高層マンションの上のほうの部屋だったら「日当たりは良いはず」と考える人が多いのではないでしょうか。それが南向きの部屋であればなおさら、晴れた日の昼間にはずっと日が差し込むイメージがあるかもしれません。
しかし、高層マンションやビルが林立し、日照の問題もあまり考慮されない商業地域などでは、とくに日照が欲しい冬場になると上のほうの階まで南側の建物の影に入ってしまうことが少なくありません。日差しがあまりいらない夏場には太陽が燦々と照りつけ、寒い冬場には十分な日当たりがないのです。
冬に日当たりを得られない高層マンションの中低層階の部屋を買うよりも、いっそのこと眺望の優れた上階の北向きの部屋を買うほうが良いのではないかと考える場合もあるでしょうね。
それでは何階までの部屋が日影になるのかは、南側に建つマンションやビルの高さと、そこまでの間隔とが分かればある程度の予測ができます。たとえば、購入を検討する高層マンションの南側に30メートル離れて、15階建ての別の高層マンションがあるとしましょう。便宜上、2つのマンションの階高はそれぞれ3メートルで、南側の高層マンションの高さが45メートルだとします。
一方、東京における冬至日(毎年12月21日または22日頃)の太陽南中高度は30.9度です。これらの数値を使って簡単な作図をしてみると、冬至日でも影にならないのは10階より上の部屋で、9階以下は一日中まったく日当たりが得られない可能性があると予測できるわけです。南側の高層マンションが同じく45メートルの高さで40メートル離れていれば、冬至日でもしっかりと日当たりがあるのは8階より上の部屋となります。

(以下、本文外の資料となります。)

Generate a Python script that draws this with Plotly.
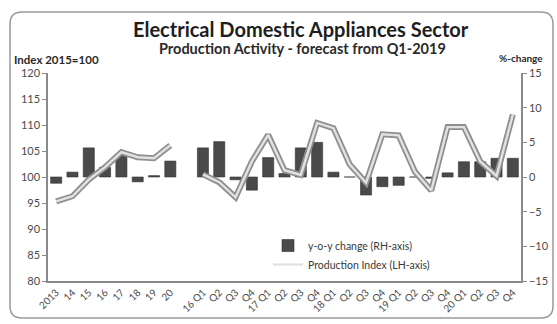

冬至日における太陽南中高度は、札幌市で約23度、那覇市で約40度といった幅があり、それぞれの都市の緯度によって異なりますが、これを知っておくと高層マンションだけでなく、一戸建て住宅を選ぶときにも役立つことがあるでしょう。自分が住む地域の南中高度はネットなどで調べることができます。
東京はおよそ30度ですから、三角定規のいちばん鋭い角と覚えておけば良いかもしれません。他の地域でも分度器があれば作図は簡単です。三角定規や分度器は、小学生以上の子どものいる家庭ならたいていあるでしょうし、家になければ100円ショップでも売っています。マンションや一戸建ての購入を検討する前にぜひ用意しておきたいものです。